You have a special tenderness for your sister. And boy does she make you laugh. She can get you to giggle with the off the wall things she says in an instant. You like to indulge her. She idolizes you. Growing up I always wanted to have a brother just like you. I wanted to be the little sister and have a cool big brother that knew how to ride a bike, snowboard, play football, and listen to him read me books. And that's you for Greta. Not only does Greta idolize you, but so does Sawyer. You can make him laugh or cry with the snap of your fingers. To make you laugh is his goal for the day.

You are a voracious reader. You get that from my side. I try to always steal all your good stuff and tell you it's from my side. Daddy doesn't like that too much, but secretly I'm right. I went to your teacher conferences last month and both of your teachers separately sat across from me and told me the exact same thing. They love you. They said that you are a kind, loving, helpful kid and that you are so bright. And both of them commented that you are a bit chatty. But neither one really has a problem with the talkative part since you always get your work done no matter what. They are more concerned for the kids around you that may fall behind. I love that you are chatty but that you don't get in too much trouble for it. I love that you have so much to say. I love that you can wrap your teachers around your little finger with your sweet and kind nature. I love that your strengths are so obvious to people. You are responsible. You are honest.
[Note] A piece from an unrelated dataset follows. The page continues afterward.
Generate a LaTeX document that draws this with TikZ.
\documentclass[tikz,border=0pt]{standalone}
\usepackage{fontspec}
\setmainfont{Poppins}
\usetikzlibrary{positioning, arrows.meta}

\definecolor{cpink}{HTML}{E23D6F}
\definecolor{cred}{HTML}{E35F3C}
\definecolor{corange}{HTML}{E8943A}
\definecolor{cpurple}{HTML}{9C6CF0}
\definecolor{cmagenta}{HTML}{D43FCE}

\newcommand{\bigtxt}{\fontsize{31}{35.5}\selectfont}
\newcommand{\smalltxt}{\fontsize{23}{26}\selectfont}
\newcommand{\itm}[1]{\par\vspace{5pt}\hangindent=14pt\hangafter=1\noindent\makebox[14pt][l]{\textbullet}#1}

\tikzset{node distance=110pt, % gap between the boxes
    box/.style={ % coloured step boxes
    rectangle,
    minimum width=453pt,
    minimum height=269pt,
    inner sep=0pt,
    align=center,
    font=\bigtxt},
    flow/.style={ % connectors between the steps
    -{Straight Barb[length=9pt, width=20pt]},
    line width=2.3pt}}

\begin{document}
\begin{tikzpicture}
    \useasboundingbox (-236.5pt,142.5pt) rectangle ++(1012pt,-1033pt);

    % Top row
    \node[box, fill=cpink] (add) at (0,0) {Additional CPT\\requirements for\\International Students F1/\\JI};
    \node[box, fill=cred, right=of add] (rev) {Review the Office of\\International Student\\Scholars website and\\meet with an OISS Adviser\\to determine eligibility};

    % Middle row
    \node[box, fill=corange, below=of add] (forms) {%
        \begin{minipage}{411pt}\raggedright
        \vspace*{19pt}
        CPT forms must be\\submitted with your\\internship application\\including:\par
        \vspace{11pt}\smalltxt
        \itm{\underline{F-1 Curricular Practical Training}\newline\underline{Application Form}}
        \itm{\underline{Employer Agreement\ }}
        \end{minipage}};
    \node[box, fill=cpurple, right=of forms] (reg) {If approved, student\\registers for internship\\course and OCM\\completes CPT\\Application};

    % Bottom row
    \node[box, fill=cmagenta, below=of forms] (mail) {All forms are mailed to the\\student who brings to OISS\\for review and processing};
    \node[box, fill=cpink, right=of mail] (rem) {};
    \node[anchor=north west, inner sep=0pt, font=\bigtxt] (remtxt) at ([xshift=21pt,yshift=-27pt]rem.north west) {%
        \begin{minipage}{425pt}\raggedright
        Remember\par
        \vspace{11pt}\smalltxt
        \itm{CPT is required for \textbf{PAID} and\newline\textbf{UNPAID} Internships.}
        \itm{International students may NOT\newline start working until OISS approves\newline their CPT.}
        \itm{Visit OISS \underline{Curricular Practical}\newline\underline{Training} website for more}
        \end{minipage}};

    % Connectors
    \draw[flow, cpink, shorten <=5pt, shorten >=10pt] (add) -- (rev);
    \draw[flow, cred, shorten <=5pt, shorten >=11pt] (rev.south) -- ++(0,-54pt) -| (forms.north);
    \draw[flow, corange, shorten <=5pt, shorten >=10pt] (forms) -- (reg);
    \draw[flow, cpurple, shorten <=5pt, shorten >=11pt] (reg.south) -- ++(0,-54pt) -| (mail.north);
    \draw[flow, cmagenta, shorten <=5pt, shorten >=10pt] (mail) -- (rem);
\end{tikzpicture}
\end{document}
You are what puts a smile on my face every single day Gunnar.



You still are not a fan of getting your picture taken but occasionally you will indulge me. Each day I ask how school was and get the rundown on who you beat in handball. You are a good handball player. That's from my side too. No, I'm serious, your dad just learned what handball is a few months ago. Occasionally you lose to another kid who pulled out a dead killer or a slicey and you don't like to lose. You hate to fail. And I fear that since we all fail in life at one thing or another or twelve, that you will take the disappointment hard. You recently learned that practicing your instrument is worth the hard work and on your own you keep track of your practice chart. You are getting so good at the trumpet and I cannot wait to hear your next recital.

Gunnar, I love and adore you with a heart so swollen with pride and warmth. You are the sunshine for my days. You are the reason that sometimes I feel like I must be doing something right as a mother. You are an amazing boy and I can very clearly see the young man you are becoming. I fear that it is happening a little too quickly for my taste. Fortunately you haven't asked when you get to drive, your sister already took care of that and almost gave me a heart attack asking that one. You are in no hurry to leave your childhood behind and I want to hang onto that with both hands.

Mostly I want to let you know that I respect you. I respect the boy that you are. Respect is something very important and something I reserve quite conservatively. But you have earned that respect and I hand it over with open arms. Pleasing me is very important to you, and that is something that you do daily. You make me happy, you make me smile, you make me proud. You are the best reason I have for becoming a mother.